• **Work instructions**: Omit every picture, and retype the lines that run from the beginning of the data below through the line containing "sx, sy = 0.02, 65000", inclusive.

— Start of Information shown —

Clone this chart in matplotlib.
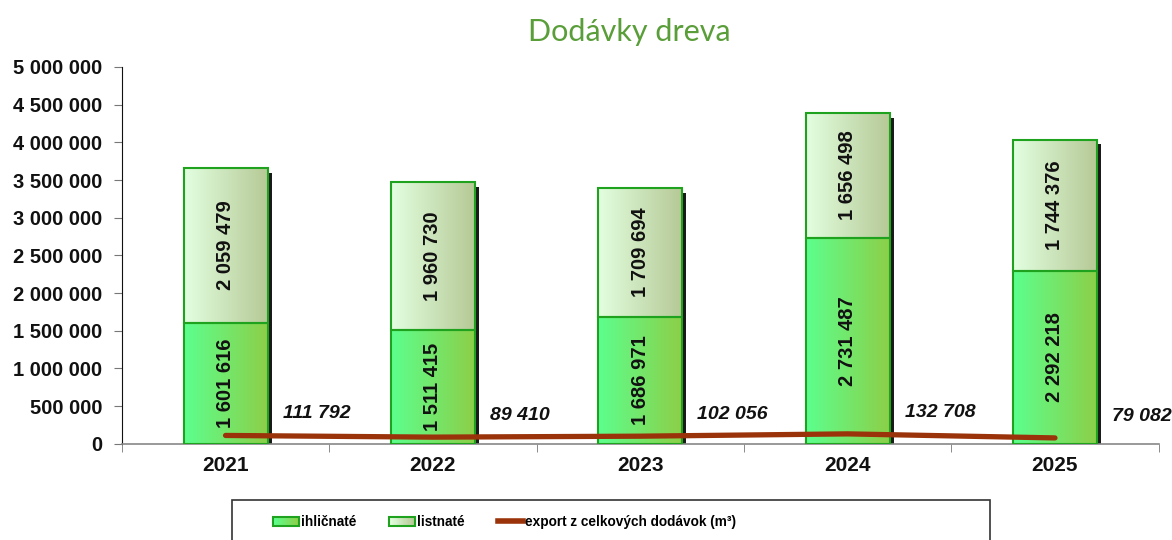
import numpy as np
import matplotlib
matplotlib.use("Agg")
import matplotlib.pyplot as plt
from matplotlib.colors import LinearSegmentedColormap
from matplotlib.patches import Rectangle, Patch
from matplotlib.lines import Line2D
from matplotlib.legend_handler import HandlerBase

plt.rcParams['font.family'] = ['Liberation Sans', 'DejaVu Sans']

# data
years = ['2021', '2022', '2023', '2024', '2025']
ihlicnate = [1601616, 1511415, 1686971, 2731487, 2292218]
listnate = [2059479, 1960730, 1709694, 1656498, 1744376]
export = [111792, 89410, 102056, 132708, 79082]

cmap_ihl = LinearSegmentedColormap.from_list('ihl', ['#5CFF8E', '#8CCF48'])
cmap_lis = LinearSegmentedColormap.from_list('lis', ['#E2FFE0', '#B6C996'])
edge = '#1FA31F'

def fmt(v):
    return f"{v:,}".replace(",", " ")

fig = plt.figure(figsize=(11.72, 5.4), dpi=100)
ax = fig.add_axes([0.104, 0.178, 0.8846, 0.698])

x = np.arange(len(years))
w = 0.405
grad = np.linspace(0, 1, 256).reshape(1, -1)
sx, sy = 0.02, 65000

for i in x:
    bottoms = [0, ihlicnate[i]]
    heights = [ihlicnate[i], listnate[i]]
    total = ihlicnate[i] + listnate[i]
    # shadow
    ax.add_patch(Rectangle((i - w / 2 + sx, 0), w, total - sy, facecolor='#1a1a1a',
                           edgecolor='none', zorder=1))
    for b, h, cm in zip(bottoms, heights, [cmap_ihl, cmap_lis]):
        ax.imshow(grad, cmap=cm, extent=[i - w / 2, i + w / 2, b, b + h],
                  aspect='auto', zorder=2)
        ax.add_patch(Rectangle((i - w / 2, b), w, h, facecolor='none',
                               edgecolor=edge, lw=1.5, zorder=3))
        ax.text(i, b + h / 2, fmt(h), rotation=90, ha='center', va='center',
                fontsize=14.5, fontweight='bold', color='#111111', zorder=5)

ax.plot(x, export, color='#9A3309', lw=3.8, solid_capstyle='round', zorder=4)
for i in x:
    ax.text(i + 0.275, export[i] + 290000, fmt(export[i]), ha='left', va='center',
            fontsize=14, fontweight='bold', style='italic', color='#111111', zorder=5)

ax.set_xlim(-0.5, len(years) - 0.5)
ax.set_ylim(0, 5000000)
ax.set_yticks(np.arange(0, 5000001, 500000))
ax.set_yticklabels([fmt(v) for v in range(0, 5000001, 500000)],
                   fontsize=14.5, fontweight='bold', color='#111111')
ax.set_xticks(x)
ax.set_xticklabels(years, fontsize=15, fontweight='bold', color='#111111')
ax.set_xticks(np.arange(-0.5, len(years), 1), minor=True)
ax.tick_params(axis='x', which='major', length=0, pad=9)
ax.tick_params(axis='x', which='minor', length=6, color='#777777', direction='out')
ax.tick_params(axis='y', length=6, color='#777777', direction='out', pad=8)
for s in ['top', 'right']:
    ax.spines[s].set_visible(False)
ax.spines['left'].set_color('#111111')
ax.spines['bottom'].set_color('#888888')
ax.spines['bottom'].set_linewidth(1.2)

fig.text(629 / 1172, 1 - 32 / 540, 'Dodávky dreva', ha='center', va='center',
         fontsize=22, color='#5A9E3A', family=['Lato', 'DejaVu Sans'])


class GradHandler(HandlerBase):
    def __init__(self, cmap):
        super().__init__()
        self.cmap = cmap

    def create_artists(self, legend, orig, xd, yd, width, height, fontsize, trans):
        arts = []
        n = 20
        for k in range(n):
            arts.append(Rectangle((xd + k * width / n, yd), width / n + 0.3, height,
                                  facecolor=self.cmap(k / (n - 1)), edgecolor='none',
                                  transform=trans))
        arts.append(Rectangle((xd, yd), width, height, facecolor='none',
                              edgecolor=edge, lw=1.5, transform=trans))
        return arts


# legend frame
fig.patches.append(Rectangle((232 / 1172, -0.05), 758 / 1172, 0.05 + 40 / 540,
                             transform=fig.transFigure, facecolor='white',
                             edgecolor='#333333', lw=1.2))

h1 = Patch(label='ihličnaté')
h2 = Patch(label='listnaté')
h3 = Line2D([], [], color='#9A3309', lw=4, label='export z celkových dodávok (m³)')
leg = fig.legend(handles=[h1, h2, h3], ncol=3, loc='center left',
                 bbox_to_anchor=(268 / 1172, 1 - 522 / 540),
                 frameon=False,
                 handler_map={h1: GradHandler(cmap_ihl), h2: GradHandler(cmap_lis)},
                 prop={'weight': 'bold', 'size': 9.8},
                 handlelength=1.85, handleheight=0.65, handletextpad=0.15,
                 columnspacing=2.45, borderaxespad=0)

fig.savefig('out.png', dpi=100)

— End of Information shown —

• **Task answer**:
Clone this chart in matplotlib.
import numpy as np
import matplotlib
matplotlib.use("Agg")
import matplotlib.pyplot as plt
from matplotlib.colors import LinearSegmentedColormap
from matplotlib.patches import Rectangle, Patch
from matplotlib.lines import Line2D
from matplotlib.legend_handler import HandlerBase

plt.rcParams['font.family'] = ['Liberation Sans', 'DejaVu Sans']

# data
years = ['2021', '2022', '2023', '2024', '2025']
ihlicnate = [1601616, 1511415, 1686971, 2731487, 2292218]
listnate = [2059479, 1960730, 1709694, 1656498, 1744376]
export = [111792, 89410, 102056, 132708, 79082]

cmap_ihl = LinearSegmentedColormap.from_list('ihl', ['#5CFF8E', '#8CCF48'])
cmap_lis = LinearSegmentedColormap.from_list('lis', ['#E2FFE0', '#B6C996'])
edge = '#1FA31F'

def fmt(v):
    return f"{v:,}".replace(",", " ")

fig = plt.figure(figsize=(11.72, 5.4), dpi=100)
ax = fig.add_axes([0.104, 0.178, 0.8846, 0.698])

x = np.arange(len(years))
w = 0.405
grad = np.linspace(0, 1, 256).reshape(1, -1)
sx, sy = 0.02, 65000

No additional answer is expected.